刑執行を担当する将校は裁判官も兼ねており、その開発した機械で受刑者を処刑する。機械の中にうつぶせにされた受刑者は、上から降りてくる鉄製のくしのような針のかたまりで背中にその罪名を刻み込まれる。

この処刑には12時間かかり、これほどの時間をかけて苦しみ抜いた受刑者は最後に穴の中に落とし込まれる。

説明を受けた後、実際に処刑が執行されたのだが、その受刑者の罪名は、「上官を敬うべし!」。上官の門番役をしている兵士だが、たまたま夜中に居眠りをしてしまった、という罪だった。

処刑が始められたが、旅行家はいやでたまらない。刑のあり方、裁判制度すべてに不満と疑問を持つ。たまたまこの時の流刑地の司令官は、この処刑制度に批判的だった。旅行家は、司令官に進言してこの処刑制度を廃止させようとまで考える。

刑執行役の将校は、旅行家に対して、この処刑制度のすばらしさを説き制度存続への協力を依頼するが、当然のことながら断られる。そこで将校は、処刑中の兵士を釈放し、自ら服を脱ぎ始める。

将校は旅行家に、新しい罪名での処刑をこれから執行することを告げる。罪名は「正義をなせ」というものだった。自ら機械の中にうつぶせになった将校は、機械を作動させて自らを処刑する。

しかし、この時機械は壊れて、処刑に12時間かかるところをきわめて短時間のうちに将校の命を奪った。将校の遺体は穴の中に落ちた。
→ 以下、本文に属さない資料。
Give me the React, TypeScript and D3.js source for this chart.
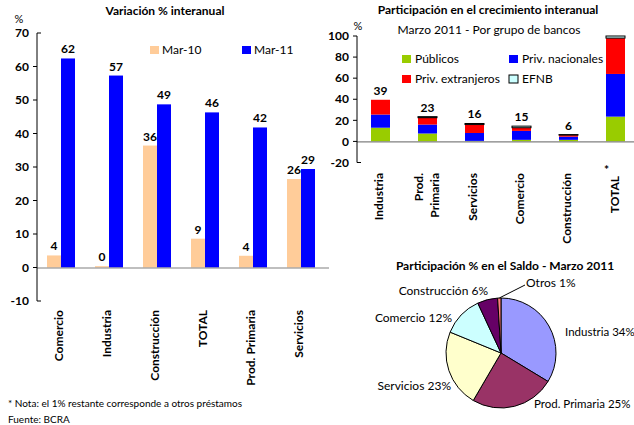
import React from 'react';
import * as d3 from 'd3';

// ---------- data ----------
const sectorsLeft = ['Comercio', 'Industria', 'Construcción', 'TOTAL', 'Prod. Primaria', 'Servicios'];
const seriesLeft = ['Mar-10', 'Mar-11'];
const mar10 = [3.6, 0.4, 36.4, 8.6, 3.5, 26.4];
const mar11 = [62.4, 57.3, 48.7, 46.3, 41.8, 29.4];
const leftTicks = [-10, 0, 10, 20, 30, 40, 50, 60, 70];

const sectorsRight = ['Industria', 'Prod. Primaria', 'Servicios', 'Comercio', 'Construcción', 'TOTAL'];
const groups = ['Públicos', 'Priv. nacionales', 'Priv. extranjeros', 'EFNB'];
const publicos = [13, 7.5, 0.5, 1.5, 1.5, 23.5];
const privNacionales = [12.5, 8.5, 7.5, 8.5, 3, 40.5];
const privExtranjeros = [14, 6.5, 8, 3, 1.5, 34];
const efnb = [0, 1, 1, 1.5, 0.5, 2];
const totalLabels = [39, 23, 16, 15, 6, null];
const rightTicks = [-20, 0, 20, 40, 60, 80, 100];

const pieNames = ['Industria', 'Prod. Primaria', 'Servicios', 'Comercio', 'Construcción', 'Otros'];
const pieValues = [34, 25, 23, 12, 6, 1];

// ---------- styles ----------
const FONT = 'Lato, "Open Sans", "DejaVu Sans", sans-serif';
const colLeft = ['#FFCC99', '#0000FF'];
const colGroups = ['#99CC00', '#0000FF', '#FF0000', '#CCFFFF'];
const colPie = ['#9999FF', '#993366', '#FFFFCC', '#CCFFFF', '#660066', '#FF8080'];
const pieLabelLayout = [
  { dx: 64, dy: -21, anchor: 'start', size: 11.5 },
  { dx: 33, dy: 51, anchor: 'start', size: 11.5 },
  { dx: -50, dy: 33, anchor: 'end', size: 12 },
  { dx: -49, dy: -35, anchor: 'end', size: 12 },
  { dx: -13, dy: -62, anchor: 'end', size: 12 },
  { dx: 25, dy: -70, anchor: 'start', size: 12 },
];

export default function App() {
  // ----- left chart -----
  const xL = d3.scaleBand<string>().domain(sectorsLeft).range([37, 325]);
  const xLi = d3.scaleBand<string>().domain(seriesLeft).range([10, 38]);
  const yL = d3.scaleLinear().domain([-10, 70]).range([301, 33]);
  const leftVals = [mar10, mar11];

  // ----- right chart -----
  const xR = d3.scaleBand<string>().domain(sectorsRight).range([357, 639]);
  const barW = 19;
  const yR = d3.scaleLinear().domain([-20, 100]).range([162.5, 36]);
  const rows = sectorsRight.map((s, i) => ({
    sector: s,
    'Públicos': publicos[i],
    'Priv. nacionales': privNacionales[i],
    'Priv. extranjeros': privExtranjeros[i],
    'EFNB': efnb[i],
  }));
  const stacked = d3.stack<any>().keys(groups)(rows);

  // ----- pie -----
  const cx = 501, cy = 353, r = 55;
  const pieData = d3.pie<number>().sort(null).value((d) => d)(pieValues);
  const arc = d3.arc<any>().innerRadius(0).outerRadius(r);

  const bold = { fontFamily: FONT, fontWeight: 700, fontSize: 12, fill: '#000' } as const;
  const normal = { fontFamily: FONT, fontSize: 12, fill: '#000' } as const;

  const otros = pieData[5];
  const otrosMid = (otros.startAngle + otros.endAngle) / 2;

  return (
    <svg width={634} height={425} style={{ position: 'absolute', left: 0, top: 0, background: '#fff' }}>
      <rect width={634} height={425} fill="#fff" />
      {/* ============ LEFT CHART ============ */}
      <text x={165} y={15} textAnchor="middle" style={bold}>Variación % interanual</text>
      <text x={19} y={23} textAnchor="middle" style={{ ...normal, fontSize: 11 }}>%</text>
      {/* legend */}
      {seriesLeft.map((s, i) => (
        <g key={s}>
          <rect x={150 + i * 92} y={46} width={9} height={8} fill={colLeft[i]} />
          <text x={162 + i * 92} y={54} style={normal}>{s}</text>
        </g>
      ))}
      {/* bars */}
      {sectorsLeft.map((c, ci) =>
        seriesLeft.map((s, si) => {
          const v = leftVals[si][ci];
          const x = (xL(c) as number) + (xLi(s) as number);
          return (
            <g key={c + s}>
              <rect x={x} y={yL(Math.max(0, v))} width={xLi.bandwidth()} height={Math.abs(yL(v) - yL(0))} fill={colLeft[si]} />
              <text x={x + xLi.bandwidth() / 2} y={yL(v) - 5} textAnchor="middle" style={bold}>{Math.round(v)}</text>
            </g>
          );
        })
      )}
      {/* zero line */}
      <line x1={37} x2={329} y1={yL(0) + 0.5} y2={yL(0) + 0.5} stroke="#808080" strokeWidth={1.2} />
      {/* y axis */}
      <line x1={37} x2={37} y1={yL(70)} y2={yL(-10)} stroke="#000" strokeWidth={1} />
      {leftTicks.map((t) => {
        const edge = t === -10 || t === 70;
        return (
          <g key={t}>
            <line x1={edge ? 37 : 33} x2={edge ? 41 : 37} y1={yL(t)} y2={yL(t)} stroke="#000" />
            <text x={29} y={yL(t)} dy="0.35em" textAnchor="end" style={bold}>{t}</text>
          </g>
        );
      })}
      {/* x labels */}
      {sectorsLeft.map((c) => {
        const x = (xL(c) as number) + xL.bandwidth() / 2 - 2;
        return (
          <text key={c} transform={`translate(${x},310) rotate(-90)`} dy="0.35em" textAnchor="end" style={bold}>{c}</text>
        );
      })}
      {/* notes */}
      <text x={8} y={407} style={{ fontFamily: FONT, fontSize: 10, fill: '#000' }}>* Nota: el 1% restante corresponde a otros préstamos</text>
      <text x={8} y={423} style={{ fontFamily: FONT, fontSize: 10, fill: '#000' }}>Fuente: BCRA</text>

      {/* ============ RIGHT TOP CHART ============ */}
      <text x={488} y={14} textAnchor="middle" style={bold}>Participación en el crecimiento interanual</text>
      <text x={489} y={34} textAnchor="middle" style={normal}>Marzo 2011 - Por grupo de bancos</text>
      <text x={358} y={30} textAnchor="middle" style={{ ...normal, fontSize: 11 }}>%</text>
      {/* legend */}
      {groups.map((g, i) => {
        const lx = i % 2 === 0 ? 402 : 509;
        const ly = i < 2 ? 55 : 75;
        return (
          <g key={g}>
            <rect x={lx} y={ly} width={9} height={8} fill={colGroups[i]} stroke={g === 'EFNB' ? '#000' : 'none'} strokeWidth={1} />
            <text x={lx + 13} y={ly + 8} style={normal}>{g}</text>
          </g>
        );
      })}
      {/* stacked bars */}
      {stacked.map((layer, li) =>
        layer.map((d, i) => {
          const c = sectorsRight[i];
          const x = (xR(c) as number) + (xR.bandwidth() - barW) / 2;
          const h = yR(d[0]) - yR(d[1]);
          if (h <= 0) return null;
          return (
            <rect key={li + '-' + i} x={x} y={yR(d[1])} width={barW} height={h} fill={colGroups[li]}
              stroke={groups[li] === 'EFNB' ? '#000' : 'none'} strokeWidth={1} />
          );
        })
      )}
      {totalLabels.map((lab, i) => {
        if (lab === null) return null;
        const c = sectorsRight[i];
        const tot = publicos[i] + privNacionales[i] + privExtranjeros[i] + efnb[i];
        return (
          <text key={c} x={(xR(c) as number) + xR.bandwidth() / 2} y={yR(tot) - 5} textAnchor="middle" style={bold}>{lab}</text>
        );
      })}
      <line x1={357} x2={634} y1={yR(0) + 0.5} y2={yR(0) + 0.5} stroke="#808080" strokeWidth={1.2} />
      <line x1={357} x2={357} y1={yR(100)} y2={yR(-20)} stroke="#000" />
      {rightTicks.map((t) => (
        <g key={t}>
          <line x1={t === -20 ? 357 : 353} x2={t === -20 ? 361 : 357} y1={yR(t)} y2={yR(t)} stroke="#000" />
          <text x={349} y={yR(t)} dy="0.35em" textAnchor="end" style={bold}>{t}</text>
        </g>
      ))}
      {/* x labels */}
      {sectorsRight.map((c) => {
        const cxr = (xR(c) as number) + xR.bandwidth() / 2;
        if (c === 'Prod. Primaria') {
          return (
            <g key={c}>
              <text transform={`translate(${cxr - 9},173) rotate(-90)`} dy="0.35em" textAnchor="end" style={bold}>Prod.</text>
              <text transform={`translate(${cxr + 7},173) rotate(-90)`} dy="0.35em" textAnchor="end" style={bold}>Primaria</text>
            </g>
          );
        }
        if (c === 'TOTAL') {
          return (
            <g key={c}>
              <text x={cxr - 9} y={174} textAnchor="middle" style={bold}>*</text>
              <text transform={`translate(${cxr - 1},176) rotate(-90)`} dy="0.35em" textAnchor="end" style={bold}>TOTAL</text>
            </g>
          );
        }
        return (
          <text key={c} transform={`translate(${cxr - 2},173) rotate(-90)`} dy="0.35em" textAnchor="end" style={bold}>{c}</text>
        );
      })}

      {/* ============ PIE ============ */}
      <text x={505} y={270} textAnchor="middle" style={bold}>Participación % en el Saldo - Marzo 2011</text>
      <g transform={`translate(${cx},${cy})`}>
        {pieData.map((d, i) => (
          <path key={pieNames[i]} d={arc(d) as string} fill={colPie[i]} stroke="#000" strokeWidth={1} />
        ))}
        <line x1={Math.sin(otrosMid) * r} y1={-Math.cos(otrosMid) * r}
          x2={pieLabelLayout[5].dx - 1} y2={pieLabelLayout[5].dy + 2} stroke="#000" strokeWidth={1} />
        {pieData.map((d, i) => (
          <text key={'l' + i} x={pieLabelLayout[i].dx} y={pieLabelLayout[i].dy} dy="0.35em"
            textAnchor={pieLabelLayout[i].anchor as any} style={{ ...normal, fontSize: pieLabelLayout[i].size }}>
            {pieNames[i]} {pieValues[i]}%
          </text>
        ))}
      </g>
    </svg>
  );
}
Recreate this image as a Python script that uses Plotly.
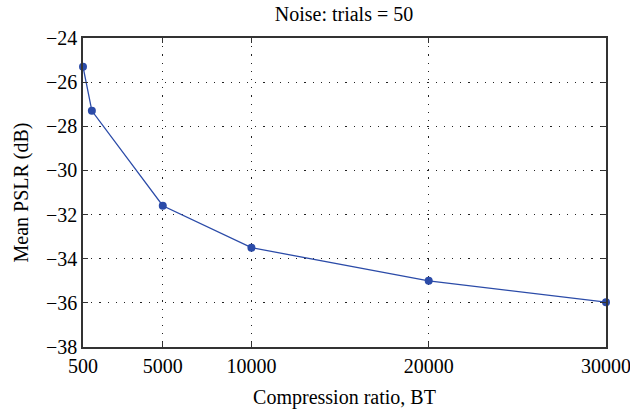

カフカの短編は何度も読み返しているが、時を経るとまた読み返さなければならないのではないか、と思えてくる。ある時、この短編を読み返しながら、この将校の名前は「ミシマ」というものではないかな、とふと思った。

『流刑地にて』の将校には何のイデオロギーもない。あるのかもしれないが、旅行家の目を通して考える我々には解読不能である。

これを別の角度から言えば、こうも言えるのではないか。つまり、三島由紀夫のイデオロギーを知らない現在の「旅行家」の目から三島の死を見れば、『流刑地にて』における印象とさほどちがったものにはならないのではないかということだ。

命を賭してまでして何かを証明しようとする衝動。それはやはり自らの死後、その行為が解読されるという予測可能性が多分に存在しなければならないだろう。

三島の場合、その予測可能性が十分に成り立つという特殊な日本の社会という前提があった、ということだろう。そうであれば、その場合、「切腹」「介錯」という行為も、そのような前提の上に成り立ったものと考えなければならない。

命を賭してまでする自己証明の伝統。あらゆる「旅行家」から見れば、不可解以外の何者でもない。

『流刑地にて』における旅行家は、最後に島を離れるシーンで、船に同乗させてほしいという兵士や看守を脅しつけてまでして、彼らを拒否する。

自ら命を絶つ行為。その記憶が現代のわれわれに生々しいのは、昨年7月7日に自ら命を絶った兵庫県の西播磨県民局長である。だが、その死は本人が期したであろう予測可能性に基づいた解読をされることはなく、政治的に捻じ曲げられ続け、汚辱に塗れさせ続けられている。不可解な部分がそのまま利用され、汚辱に塗れた手と口で転がされ続けている。